Supplied material:
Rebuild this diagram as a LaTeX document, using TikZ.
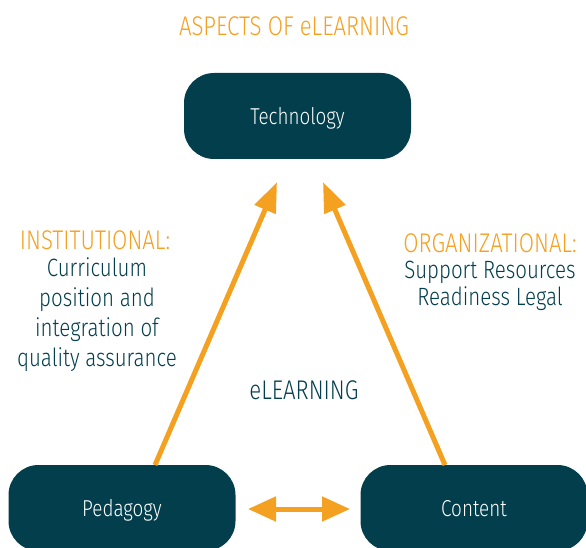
\documentclass[tikz,border=0pt]{standalone}
\usepackage{fontspec}
\setmainfont{Fira Sans Light}[FakeStretch=0.82]
\usetikzlibrary{arrows.meta}
\definecolor{teal}{HTML}{033E4C}
\definecolor{orng}{HTML}{F4A020}
\tikzset{
  box/.style={draw=none, fill=teal, rounded corners=30pt, minimum width=227pt, minimum height=86pt, text=white, font=\fontsize{23}{27}\selectfont, inner sep=0pt, text height=17pt, text depth=0pt},
  head/.style={text=orng, font=\fontsize{27}{31}\selectfont, inner sep=0pt},
  body/.style={text=teal, font=\fontsize{25}{30}\selectfont, align=center, inner sep=0pt},
  conn/.style={draw=orng, line width=5pt},
  tip/.style={-{Triangle[length=30pt,width=22pt]}},
  dtip/.style={{Triangle[length=28pt,width=24pt]}-{Triangle[length=28pt,width=24pt]}}
}
\begin{document}
\begin{tikzpicture}[x=1pt,y=-1pt]
\useasboundingbox (0,0) rectangle (586,548);
\node[head] (title) at (294,26) {ASPECTS OF eLEARNING};
\node[box] (tech) at (297.5,116) {Technology};
\node[box] (ped) at (122,508) {Pedagogy};
\node[box] (cont) at (474,508) {Content};
\node[head] (inst) at (95,240) {INSTITUTIONAL:};
\node[body, anchor=north] (insttxt) at (97,257) {Curriculum\\position and\\integration of\\quality assurance};
\node[head] (org) at (490,243) {ORGANIZATIONAL:};
\node[body, anchor=north, font=\fontsize{25}{27}\selectfont] (orgtxt) at (490,261) {Support Resources\\Readiness Legal};
\node[body, font=\fontsize{27}{31}\selectfont] (elearn) at (304,390) {eLEARNING};
\coordinate (lb) at (155,465);
\coordinate (lt) at (277,182);
\coordinate (rb) at (445,465);
\coordinate (rt) at (323,182);
\coordinate (dl) at (248,509);
\coordinate (dr) at (350,509);
\draw[conn, tip] (lb) -- (lt);
\draw[conn, tip] (rb) -- (rt);
\draw[conn, dtip] (dl) -- (dr);
\end{tikzpicture}
\end{document}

Exercise aim:
Repeat the data exactly in full, omitting its pictures.

Response for this exercise:
Rebuild this diagram as a LaTeX document, using TikZ.
\documentclass[tikz,border=0pt]{standalone}
\usepackage{fontspec}
\setmainfont{Fira Sans Light}[FakeStretch=0.82]
\usetikzlibrary{arrows.meta}
\definecolor{teal}{HTML}{033E4C}
\definecolor{orng}{HTML}{F4A020}
\tikzset{
  box/.style={draw=none, fill=teal, rounded corners=30pt, minimum width=227pt, minimum height=86pt, text=white, font=\fontsize{23}{27}\selectfont, inner sep=0pt, text height=17pt, text depth=0pt},
  head/.style={text=orng, font=\fontsize{27}{31}\selectfont, inner sep=0pt},
  body/.style={text=teal, font=\fontsize{25}{30}\selectfont, align=center, inner sep=0pt},
  conn/.style={draw=orng, line width=5pt},
  tip/.style={-{Triangle[length=30pt,width=22pt]}},
  dtip/.style={{Triangle[length=28pt,width=24pt]}-{Triangle[length=28pt,width=24pt]}}
}
\begin{document}
\begin{tikzpicture}[x=1pt,y=-1pt]
\useasboundingbox (0,0) rectangle (586,548);
\node[head] (title) at (294,26) {ASPECTS OF eLEARNING};
\node[box] (tech) at (297.5,116) {Technology};
\node[box] (ped) at (122,508) {Pedagogy};
\node[box] (cont) at (474,508) {Content};
\node[head] (inst) at (95,240) {INSTITUTIONAL:};
\node[body, anchor=north] (insttxt) at (97,257) {Curriculum\\position and\\integration of\\quality assurance};
\node[head] (org) at (490,243) {ORGANIZATIONAL:};
\node[body, anchor=north, font=\fontsize{25}{27}\selectfont] (orgtxt) at (490,261) {Support Resources\\Readiness Legal};
\node[body, font=\fontsize{27}{31}\selectfont] (elearn) at (304,390) {eLEARNING};
\coordinate (lb) at (155,465);
\coordinate (lt) at (277,182);
\coordinate (rb) at (445,465);
\coordinate (rt) at (323,182);
\coordinate (dl) at (248,509);
\coordinate (dr) at (350,509);
\draw[conn, tip] (lb) -- (lt);
\draw[conn, tip] (rb) -- (rt);
\draw[conn, dtip] (dl) -- (dr);
\end{tikzpicture}
\end{document}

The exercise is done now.